The petition is delivered to Downing Street on Thursday
The petition is delivered to Downing Street on Thursday

KEN LIVINGSTONE is backing the fight for a judicial review of the Government’s decision to allow a controversial incinerator to be built.

The support from the Mayor of London to the legal challenge by Bexley Council came as campaigners and the local MP stepped up their fight by delivering a 5,000-strong petition to Downing Street on Thursday.

Energy Minister Malcolm Wicks gave the go ahead for the £200million energy-to-waste plant in Norman Road, Belvedere, last month, to the outrage of local residents and politicians.

Erith and Thamesmead MP John Austin (Lab) had written to the Mayor at the end of last month seeking his support in the legal challenge.

Mr Livingstone said: "The decision to give the green light to an incinerator at Bexley undermines our battle against climate change and is not in the best interests of London as a whole.

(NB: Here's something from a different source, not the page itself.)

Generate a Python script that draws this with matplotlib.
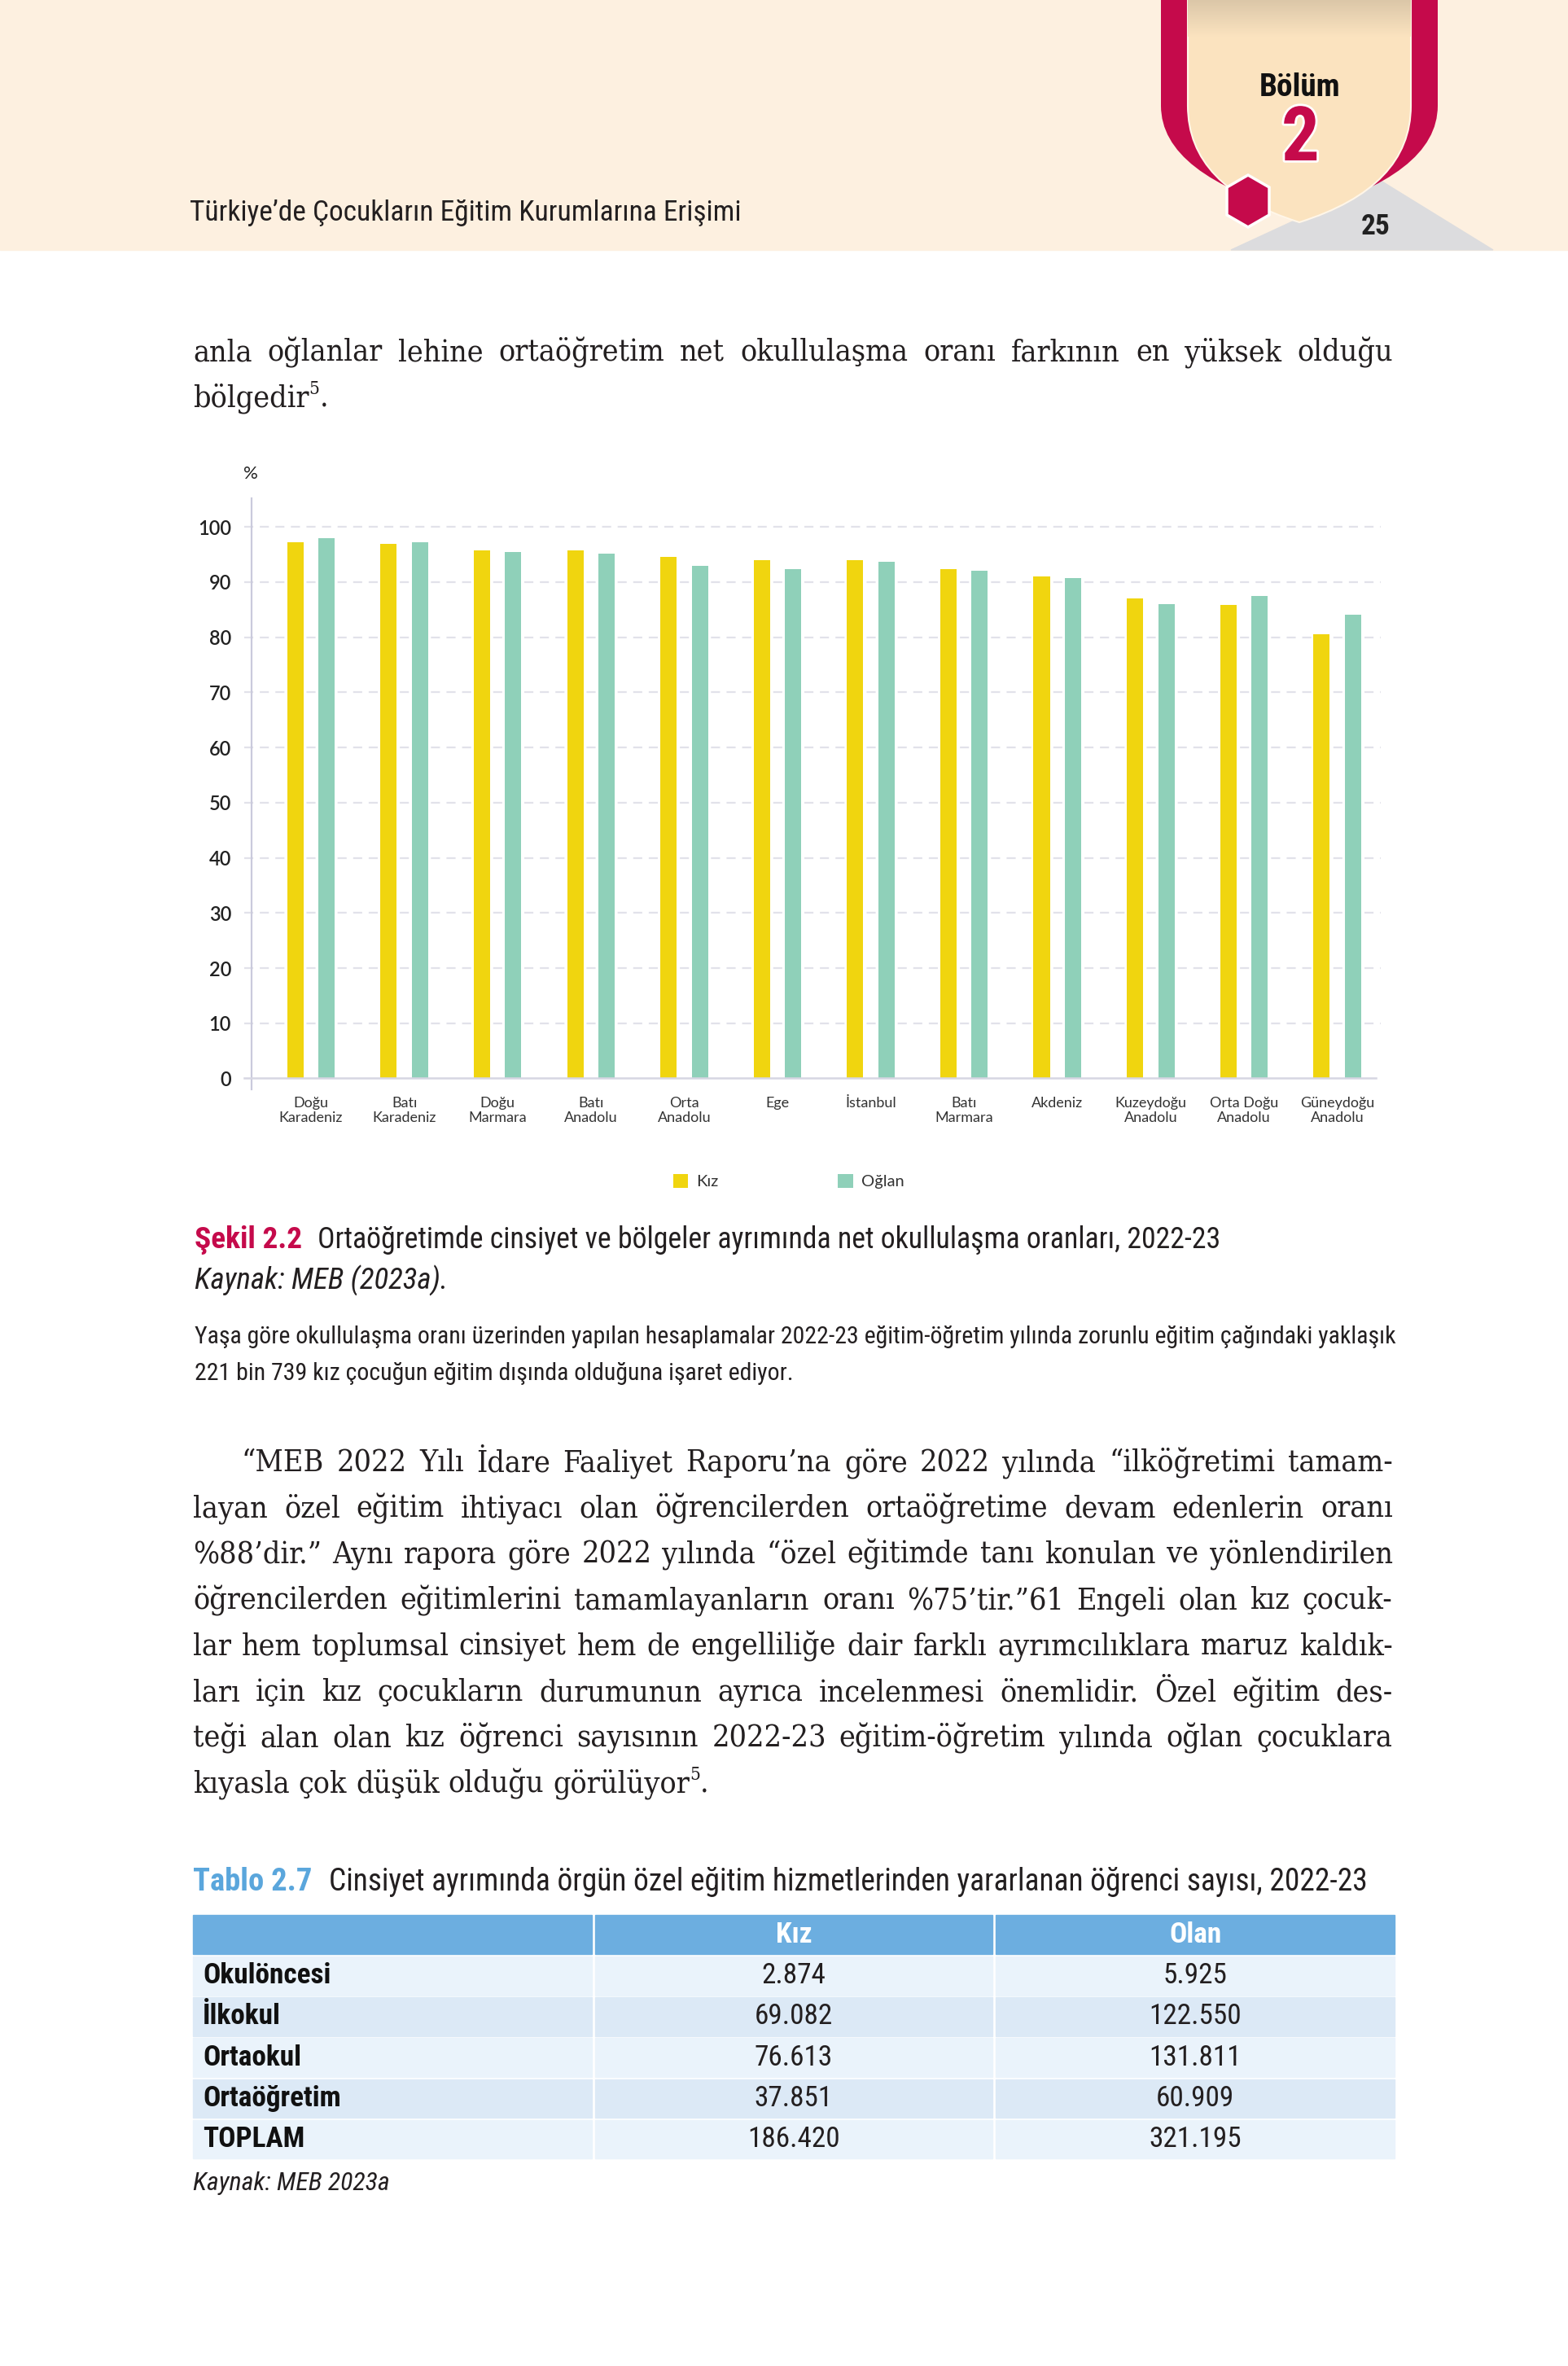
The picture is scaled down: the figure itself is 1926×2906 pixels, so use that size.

"Unless the Government reviews its position, London will be surrounded by a ring of fire as boroughs opt only for burning over recycling and new energy from waste technologies."

Joining the campaigners in Westminster were Bexleyheath and Crayford MP David Evennett (Con), Belvedere ward councillor David Leaf (Con), representatives from BADAIR (Bexley And District Against Incineration Risks), the vice-chairman of the Belvedere Community Forum and the vice chairman of a waste minimising and recycling focus group.

Mr Evennett, who has also tabled an Early Day Motion in the House of Commons against the incinerator decision, said: "The consequences for residents across the borough will be considerable if the incinerator is constructed, and that is why I have opposed the incinerator since 1990.

"We have taken residents’ concerns to the prime minister and expressed the strong local opposition to this proposal on environmental and transport grounds."

Cllr Leaf added: "In the space of five weeks around 5,000 people have signed and registered their disgust at the Minister’s decision to allow the incinerator to be built.

"I would like to thank everyone who signed and will be writing to both the prime minister and the Department for Trade and Industry for their response. I would also like to thank everyone who helped collect signatures as they have done a tremendous job."

Processing an average of 585,000 tonnes of waste each year over a three-decade period, the plant proposed for the site on the River Thames could become Europe’s largest energy-from-waste incinerator.